━━━━━ Data shown ━━━━━

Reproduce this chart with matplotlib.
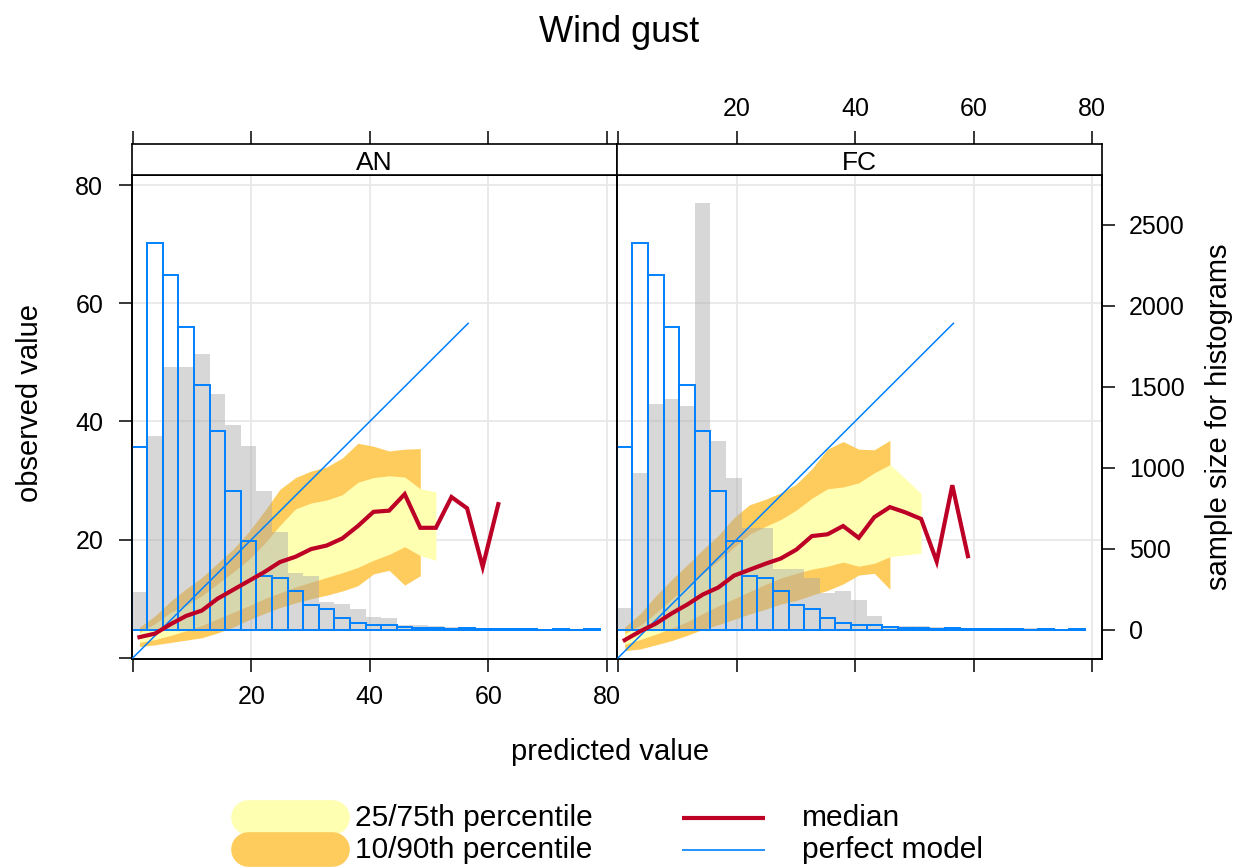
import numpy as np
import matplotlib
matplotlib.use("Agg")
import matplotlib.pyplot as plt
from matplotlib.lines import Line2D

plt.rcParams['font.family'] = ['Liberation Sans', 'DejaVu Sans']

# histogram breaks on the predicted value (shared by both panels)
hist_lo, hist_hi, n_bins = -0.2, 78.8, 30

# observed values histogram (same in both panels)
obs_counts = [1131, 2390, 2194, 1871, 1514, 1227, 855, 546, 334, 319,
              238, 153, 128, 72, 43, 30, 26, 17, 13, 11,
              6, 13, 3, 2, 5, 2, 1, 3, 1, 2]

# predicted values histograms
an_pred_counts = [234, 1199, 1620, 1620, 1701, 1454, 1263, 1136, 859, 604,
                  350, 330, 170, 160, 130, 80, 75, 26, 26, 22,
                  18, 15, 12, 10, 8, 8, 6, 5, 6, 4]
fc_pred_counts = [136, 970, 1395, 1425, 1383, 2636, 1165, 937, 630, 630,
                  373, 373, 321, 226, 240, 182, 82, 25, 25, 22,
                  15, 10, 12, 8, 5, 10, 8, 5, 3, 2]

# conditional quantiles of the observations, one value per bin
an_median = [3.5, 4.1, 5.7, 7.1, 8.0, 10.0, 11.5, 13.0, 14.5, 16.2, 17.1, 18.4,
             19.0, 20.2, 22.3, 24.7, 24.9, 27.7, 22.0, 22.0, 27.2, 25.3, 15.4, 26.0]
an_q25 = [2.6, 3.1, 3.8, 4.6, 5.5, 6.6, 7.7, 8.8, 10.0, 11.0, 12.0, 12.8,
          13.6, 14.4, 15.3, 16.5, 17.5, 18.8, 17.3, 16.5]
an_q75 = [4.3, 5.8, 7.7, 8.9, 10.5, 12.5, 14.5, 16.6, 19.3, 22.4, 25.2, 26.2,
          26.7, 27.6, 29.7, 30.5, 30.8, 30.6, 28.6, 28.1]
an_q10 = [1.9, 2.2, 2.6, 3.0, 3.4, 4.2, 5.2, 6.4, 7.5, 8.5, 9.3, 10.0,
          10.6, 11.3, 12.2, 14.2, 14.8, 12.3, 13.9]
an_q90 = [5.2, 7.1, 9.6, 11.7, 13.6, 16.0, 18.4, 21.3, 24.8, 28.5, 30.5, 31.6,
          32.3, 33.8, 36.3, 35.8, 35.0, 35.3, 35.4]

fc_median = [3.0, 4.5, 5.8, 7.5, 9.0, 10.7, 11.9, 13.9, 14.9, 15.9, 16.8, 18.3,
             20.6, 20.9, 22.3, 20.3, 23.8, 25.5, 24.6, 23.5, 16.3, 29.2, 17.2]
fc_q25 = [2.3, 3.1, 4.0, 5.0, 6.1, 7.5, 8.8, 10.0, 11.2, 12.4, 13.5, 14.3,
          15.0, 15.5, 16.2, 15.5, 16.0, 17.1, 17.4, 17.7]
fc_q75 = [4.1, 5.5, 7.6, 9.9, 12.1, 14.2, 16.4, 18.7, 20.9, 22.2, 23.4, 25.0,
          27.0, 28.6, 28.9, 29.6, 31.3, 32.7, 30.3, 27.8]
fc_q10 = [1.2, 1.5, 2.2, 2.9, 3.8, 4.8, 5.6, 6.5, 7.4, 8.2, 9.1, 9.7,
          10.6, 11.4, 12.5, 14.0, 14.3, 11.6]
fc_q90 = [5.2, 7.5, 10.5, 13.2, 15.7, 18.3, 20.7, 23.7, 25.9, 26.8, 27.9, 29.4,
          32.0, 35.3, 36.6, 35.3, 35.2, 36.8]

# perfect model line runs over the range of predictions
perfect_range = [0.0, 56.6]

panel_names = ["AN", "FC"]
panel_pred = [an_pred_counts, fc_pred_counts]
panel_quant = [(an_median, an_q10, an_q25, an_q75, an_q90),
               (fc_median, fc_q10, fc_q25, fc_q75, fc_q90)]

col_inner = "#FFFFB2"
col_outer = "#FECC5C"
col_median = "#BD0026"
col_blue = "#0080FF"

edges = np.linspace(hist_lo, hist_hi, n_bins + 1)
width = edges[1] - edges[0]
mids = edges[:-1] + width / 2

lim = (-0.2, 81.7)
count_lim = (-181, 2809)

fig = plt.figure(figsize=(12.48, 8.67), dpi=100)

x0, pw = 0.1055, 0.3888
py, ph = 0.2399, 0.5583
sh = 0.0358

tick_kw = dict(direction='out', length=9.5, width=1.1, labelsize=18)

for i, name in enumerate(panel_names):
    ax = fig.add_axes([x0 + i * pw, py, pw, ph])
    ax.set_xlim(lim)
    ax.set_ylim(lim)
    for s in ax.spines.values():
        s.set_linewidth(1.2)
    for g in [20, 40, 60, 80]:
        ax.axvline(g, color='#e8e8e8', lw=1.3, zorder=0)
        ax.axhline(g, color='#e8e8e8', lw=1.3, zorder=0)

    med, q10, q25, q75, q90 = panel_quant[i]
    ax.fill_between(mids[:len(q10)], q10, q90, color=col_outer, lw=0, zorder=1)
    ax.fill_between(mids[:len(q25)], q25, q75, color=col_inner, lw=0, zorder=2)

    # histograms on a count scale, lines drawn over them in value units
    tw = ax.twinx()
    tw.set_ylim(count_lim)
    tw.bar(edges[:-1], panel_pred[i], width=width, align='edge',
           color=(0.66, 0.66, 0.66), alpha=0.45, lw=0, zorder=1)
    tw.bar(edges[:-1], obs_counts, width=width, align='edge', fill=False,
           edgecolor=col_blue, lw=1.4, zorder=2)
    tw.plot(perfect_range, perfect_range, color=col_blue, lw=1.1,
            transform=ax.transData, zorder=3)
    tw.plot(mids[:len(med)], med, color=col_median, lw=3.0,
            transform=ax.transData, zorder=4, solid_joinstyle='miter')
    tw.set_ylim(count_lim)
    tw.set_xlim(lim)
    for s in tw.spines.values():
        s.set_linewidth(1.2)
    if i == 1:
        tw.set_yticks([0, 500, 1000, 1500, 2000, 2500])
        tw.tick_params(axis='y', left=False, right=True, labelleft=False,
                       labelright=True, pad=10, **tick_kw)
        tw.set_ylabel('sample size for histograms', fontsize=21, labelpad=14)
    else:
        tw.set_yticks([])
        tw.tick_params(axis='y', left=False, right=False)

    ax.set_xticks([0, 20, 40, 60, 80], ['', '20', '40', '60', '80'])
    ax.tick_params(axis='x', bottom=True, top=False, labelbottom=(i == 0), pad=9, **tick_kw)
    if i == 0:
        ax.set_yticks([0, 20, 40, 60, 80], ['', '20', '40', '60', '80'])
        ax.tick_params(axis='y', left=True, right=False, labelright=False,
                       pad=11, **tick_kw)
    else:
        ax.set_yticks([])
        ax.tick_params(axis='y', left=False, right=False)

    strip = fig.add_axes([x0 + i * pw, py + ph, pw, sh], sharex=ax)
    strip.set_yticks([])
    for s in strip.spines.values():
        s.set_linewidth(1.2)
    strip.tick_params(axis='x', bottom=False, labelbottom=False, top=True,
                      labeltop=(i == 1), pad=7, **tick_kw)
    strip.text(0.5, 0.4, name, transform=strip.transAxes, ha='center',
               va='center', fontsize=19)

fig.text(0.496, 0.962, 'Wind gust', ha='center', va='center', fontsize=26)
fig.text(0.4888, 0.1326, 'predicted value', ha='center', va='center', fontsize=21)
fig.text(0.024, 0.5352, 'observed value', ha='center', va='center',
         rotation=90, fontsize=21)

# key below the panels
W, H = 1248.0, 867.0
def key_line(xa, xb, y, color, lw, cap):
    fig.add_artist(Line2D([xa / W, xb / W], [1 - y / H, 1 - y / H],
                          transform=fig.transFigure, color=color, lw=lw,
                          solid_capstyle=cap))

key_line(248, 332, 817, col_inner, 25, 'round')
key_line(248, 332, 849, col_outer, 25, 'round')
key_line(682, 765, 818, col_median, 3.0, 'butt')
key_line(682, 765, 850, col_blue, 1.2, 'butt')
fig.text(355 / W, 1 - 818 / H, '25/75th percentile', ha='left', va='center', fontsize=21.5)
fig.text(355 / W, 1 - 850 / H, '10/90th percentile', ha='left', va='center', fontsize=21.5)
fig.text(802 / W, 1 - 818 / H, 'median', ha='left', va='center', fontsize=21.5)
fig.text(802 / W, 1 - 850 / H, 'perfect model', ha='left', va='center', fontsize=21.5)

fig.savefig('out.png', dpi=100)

━━━━━

→ What you are asked to do
From the top of the listing above, repeat each line exactly until you reach the line containing "plt.rcParams['font.family'] = ['Liberation", and repeat that one too. Leave the pictures out.

→ The answer
Reproduce this chart with matplotlib.
import numpy as np
import matplotlib
matplotlib.use("Agg")
import matplotlib.pyplot as plt
from matplotlib.lines import Line2D

plt.rcParams['font.family'] = ['Liberation Sans', 'DejaVu Sans']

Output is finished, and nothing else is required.